В архивах сохранились документы, которые с большей подробностью, нежели рассказ Бунтовой, воссоздают события 23 марта в Бердской слободе. Яицкий казак Максим Шигаев, один из ближайших сподвижников Пугачева, старший судья Военной коллегии и главный интендант повстанческого войска, рассказывал на следствии, что в тот день Пугачев принял решение оставить Бердскую слободу, обойти наступающие к Оренбургу неприятельские войска и, следуя со своей конницей неприметными степными дорогами вдоль Самарской линии, мимо крепостей Переволоцкой и Сорочинской, попытаться выйти к Яицкому городку. Перед выступлением в поход Пугачев приказал Шигаеву раздать всю денежную казну (до 4000 руб.) по полкам, «тож и все бывшее тут вино распоить, которого было бочек с сорок. Как же он, Шигаев, зачал раздавать командирам на их команды деньги, и роздал не больше как половину, а между тем выкачены были с вином бочки, к которому весь почти народ бросился в безпорядке, и подняли великий крик, то самозванец, усмотря сие, приказал яицким казакам выбивать из бочек дны и, опасаясь, чтобы князь Голицын с войском не нашел на них в таком беспорядке, приказал с крайним поспешением выходить всем в поход»{206}. Аналогичные сведения содержатся в протоколе показаний пугачевского полковника Тимофея Падурова{207}.
Что же касается свидетельства Бунтовой об ограблении жителей Бердской слободы «оренбурцами» — гарнизоном и обывателями Оренбурга, то подтверждение этому Пушкин нашел в «Хронике» П. И. Рычкова, который, ссылаясь на городские слухи, сообщал: «Между тем носился в городе слух, что в Берде городскими людьми учинены были великие грабительства и хищения и якобы многие пожитки, в руках злодеев находившиеся, разными людьми вывезены в город» (IX, 327){208}. Эпизод с ограблением Бердской слободы в «Истории Пугачева» не использован, что, возможно, продиктовано было цензурными соображениями, как справедливо полагает Н. В. Измайлов{209}.
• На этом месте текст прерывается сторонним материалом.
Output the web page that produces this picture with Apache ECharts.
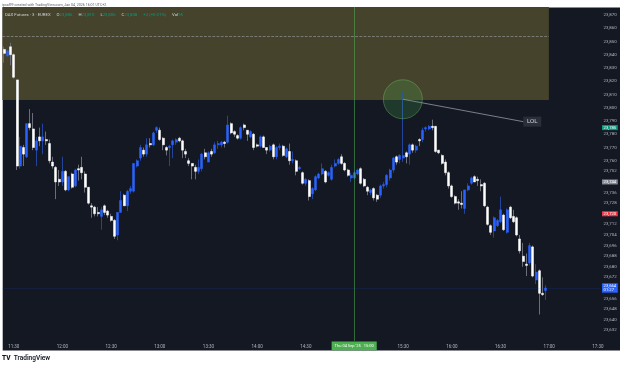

От Бунтовой узнал Пушкин о некоторых обстоятельствах сватовства и женитьбы Пугачева на яицкой казачке Устинье Петровне Кузнецовой (бракосочетание состоялось 1 февраля 1774 г. в Петропавловской церкви Яицкого городка): «Пугачев в Яицке сватался за…[45], но она за него не пошла. — Устинью Кузнецову взял он насильно, отец и мать[46] не хотели ее выдать: она-де простая казачка, не королевна, как ей быть за государем» (IX, 497). Рассказ Бунтовой лег в основу описания сцены сватовства в пятой главе «Истории Пугачева»: «Пугачев в Яицком городке увидел молодую казачку, Устинью Кузнецову, и влюбился в нее. Он стал ее сватать. Отец и мать изумились и отвечали ему: «Помилуй, государь! Дочь наша не княжна, не королевна; как ей быть за тобою? Да и как тебе жениться, когда матушка государыня (Екатерина II. — Р. О.) еще здравствует?» (IX, 45). Помимо сообщения Бунтовой, Пушкин располагал сведениями о женитьбе Пугачева и по другим источникам. Упоминания об этом событии поэт встретил в «Журнале Симонова» (IX, 502), биографических записках отставного секунд-майора Н. З. Повало-Швыйковского (IX, 500) и «Хронике» П. И. Рычкова (IX, 306, 319). Но всем этим источникам, неприязненно характеризующим Устинью Кузнецову, Пушкин предпочел простодушный рассказ Бунтовой.